今から20年以上前。GPSの信号は、SA(選択利用性)と呼ばれる操作により意図的に精度が落とされていたため、精度は約100m程度といわれていた。2000年にはこのSAが解除されたことにより、誤差10m弱まで改善したものの、位置情報の活用は一部の用途やユーザーに限られたものであった。しかし2000年代以降、携帯電話へのGPS搭載がはじまり、2007年の3G携帯電話へのGPS搭載が義務化、スマートフォンの登場により、誰もが位置情報を利用できる時代が訪れた。。
2012年に行われた第10回ジオメディアサミットで上田直生氏は、このような人々が容易に位置情報を得ることは、時計を得ることにより時間の管理を可能としたことに匹敵する大きなパラダイムシフトであると指摘している。
それから6年。この間に測位システムにも劇的な変化が起きている。すなわち、GPS以外にも複数の測位衛星群を利用したGNSS(Global Navigation Satellite System)が成立するとともに、準天頂衛星による高精度単独測位(PPP)への期待も高まっている。また、安価なGNSS受信機とオープンソースのGNSS測位パッケージであるRTKLIBを用いることにより、個人で基地局を設置し、RTKやPPKを利用することが可能となった。すなわち、GPS単独の時代よりも、さらに高度かつ高精度の位置情報の活用が可能となっている。
そこで本特別セッションでは、GPSからGNSSと進化した測位システムや、小型受信機を用いたRTK技術やその活用事例について事例紹介をいただき、オープンソースのコミュニティがさらなる位置情報の活用や、その基盤の構築についてどのような貢献が可能か検討する。
2018年11月10日 15:30~17:30(予定)
東京大学駒場リサーチキャンパス An棟2階
GNSS測位技術の進展により、いつでも、どこでも高精度に位置を測ることができる環境が整いつつあります。近年では、自動走行やスマート農業等の様々な分野でのGNSS測位の利活用が進んでおり、今後も更なる拡大が想定されています。
GNSS測位で得られる高精度な位置情報を有効に活用するには、周辺の建物や道路等の情報を示す地図との重ね合わせが必要ですが、日本の国土はプレート運動等の地殻変動により日々動いており、過去の測量で作成された地図と新たに実施したGNSS高精度測位結果の間にズレが生じます。

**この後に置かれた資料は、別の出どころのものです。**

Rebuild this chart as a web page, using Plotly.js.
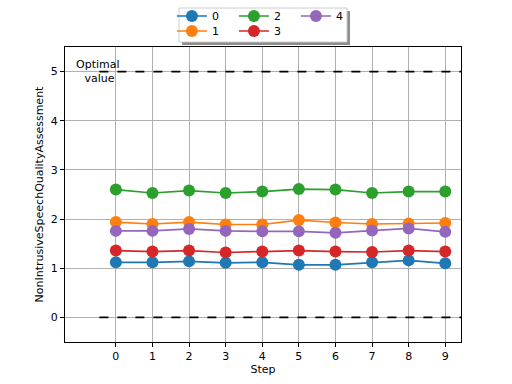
<!DOCTYPE html>
<html>
<head>
<meta charset="utf-8">
<script src="https://cdn.plot.ly/plotly-3.0.1.min.js"></script>
<style>html,body{margin:0;padding:0;background:#fff;}#chart{width:512px;height:384px;}</style>
</head>
<body>
<div id="chart"></div>
<script>
const steps = [0, 1, 2, 3, 4, 5, 6, 7, 8, 9];
const seriesNames = ["0", "1", "2", "3", "4"];
const s0 = [1.12, 1.12, 1.14, 1.11, 1.12, 1.07, 1.07, 1.12, 1.16, 1.10];
const s1 = [1.94, 1.90, 1.94, 1.89, 1.89, 1.98, 1.93, 1.90, 1.91, 1.92];
const s2 = [2.60, 2.53, 2.58, 2.53, 2.56, 2.61, 2.60, 2.53, 2.56, 2.56];
const s3 = [1.36, 1.34, 1.36, 1.32, 1.34, 1.36, 1.34, 1.33, 1.36, 1.34];
const s4 = [1.76, 1.76, 1.80, 1.76, 1.75, 1.75, 1.72, 1.77, 1.81, 1.74];
const optimalValue = 5;
const baselineValue = 0;
const refLineX = [-0.45, 9.5];
const colors = ["#1f77b4", "#ff7f0e", "#2ca02c", "#d62728", "#9467bd"];
// legend rows: series 0,2,4 in first row, 1,3 in second row (column-major like matplotlib)
const legendRow = ["legend", "legend2", "legend", "legend2", "legend"];

const allSeries = [s0, s1, s2, s3, s4];
const traces = [];
traces.push({x: refLineX, y: [optimalValue, optimalValue], mode: "lines", line: {color: "#000", dash: "dash", width: 1.6}, showlegend: false, hoverinfo: "skip"});
traces.push({x: refLineX, y: [baselineValue, baselineValue], mode: "lines", line: {color: "#000", dash: "dash", width: 1.6}, showlegend: false, hoverinfo: "skip"});
allSeries.forEach((s, i) => {
  traces.push({
    x: steps, y: s, name: seriesNames[i], mode: "lines+markers",
    line: {color: colors[i], width: 1.7},
    marker: {color: colors[i], size: 12},
    legend: legendRow[i]
  });
});

const font = {family: "DejaVu Sans", size: 11, color: "#000"};
const legendBase = {
  orientation: "h", x: 0.270, xanchor: "left", yanchor: "middle",
  bgcolor: "rgba(0,0,0,0)", borderwidth: 0,
  entrywidth: 17, entrywidthmode: "pixels",
  font: {family: "DejaVu Sans", size: 11, color: "#000"},
  traceorder: "normal"
};
const layout = {
  width: 512, height: 384,
  margin: {l: 65, r: 51, t: 47, b: 42, autoexpand: false},
  paper_bgcolor: "#fff", plot_bgcolor: "#fff",
  font: font,
  showlegend: true,
  legend: Object.assign({}, legendBase, {y: 1.1051}),
  legend2: Object.assign({}, legendBase, {y: 1.0542}),
  xaxis: {
    range: [-1.39, 9.43], tickvals: steps, ticktext: steps.map(String),
    showgrid: true, gridcolor: "#b0b0b0", gridwidth: 1,
    zeroline: false, showline: true, linecolor: "#000", linewidth: 1, mirror: true,
    ticks: "outside", ticklen: 4, tickcolor: "#000",
    title: {text: "Step", font: font, standoff: 2}
  },
  yaxis: {
    range: [-0.5, 5.5], tickvals: [0, 1, 2, 3, 4, 5],
    showgrid: true, gridcolor: "#b0b0b0", gridwidth: 1,
    zeroline: false, showline: true, linecolor: "#000", linewidth: 1, mirror: true,
    ticks: "outside", ticklen: 4, tickcolor: "#000",
    title: {text: "NonIntrusiveSpeechQualityAssessment", font: font, standoff: 4}
  },
  annotations: [{
    x: -0.5, y: optimalValue, xref: "x", yref: "y",
    text: "Optimal<br> value", showarrow: false, align: "center",
    xanchor: "center", yanchor: "middle",
    font: {family: "DejaVu Sans", size: 11, color: "#000"}
  }],
  shapes: [
    {type: "rect", xref: "paper", yref: "paper", layer: "below",
     x0: 0.2955, x1: 0.7197, y0: 1.0068, y1: 1.1220,
     fillcolor: "#8c8c8c", line: {width: 0}},
    {type: "rect", xref: "paper", yref: "paper", layer: "below",
     x0: 0.2879, x1: 0.7121, y0: 1.0169, y1: 1.1322,
     fillcolor: "#fff", line: {color: "#cccccc", width: 1}}
  ]
};
Plotly.newPlot("chart", traces, layout, {displayModeBar: false, staticPlot: true});
</script>
</body>
</html>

国土地理院ではこの地殻変動によるズレを補正し、GNSS測位結果と地図を円滑に相互利用できる環境の整備を進めているところであり、本報告ではGNSS測位の現状と地殻変動補正の概要について紹介します。
近年,準天頂衛星みちびきをはじめとする衛星数の増加や,低コストRTK受信機の登場により,大きな変革期を迎えています.本講演では,RTK測位の基礎や測位性能を解説するとともに,その活用事例を紹介します.
1秒に1回以上の高頻度でcm測位が可能なRTK-GNSSの技術的な解説を専門誌で特集し、それに合わせてRTK測位を試せるキットを発売したところ、このペースでいけば出荷1000台を越えそうな勢いで売れています。どのようなキットなのか、どのような反響があったのか、今後どのように展開していく予定なのかを紹介します。
岩城農場は農業用ガイダンスシステムの低コスト化と高精度化の取り組みを進めてきました。今回は個人が自宅に設置できる小型のRTK測位システムと、 農作業現場における実際の活用事例をご紹介します。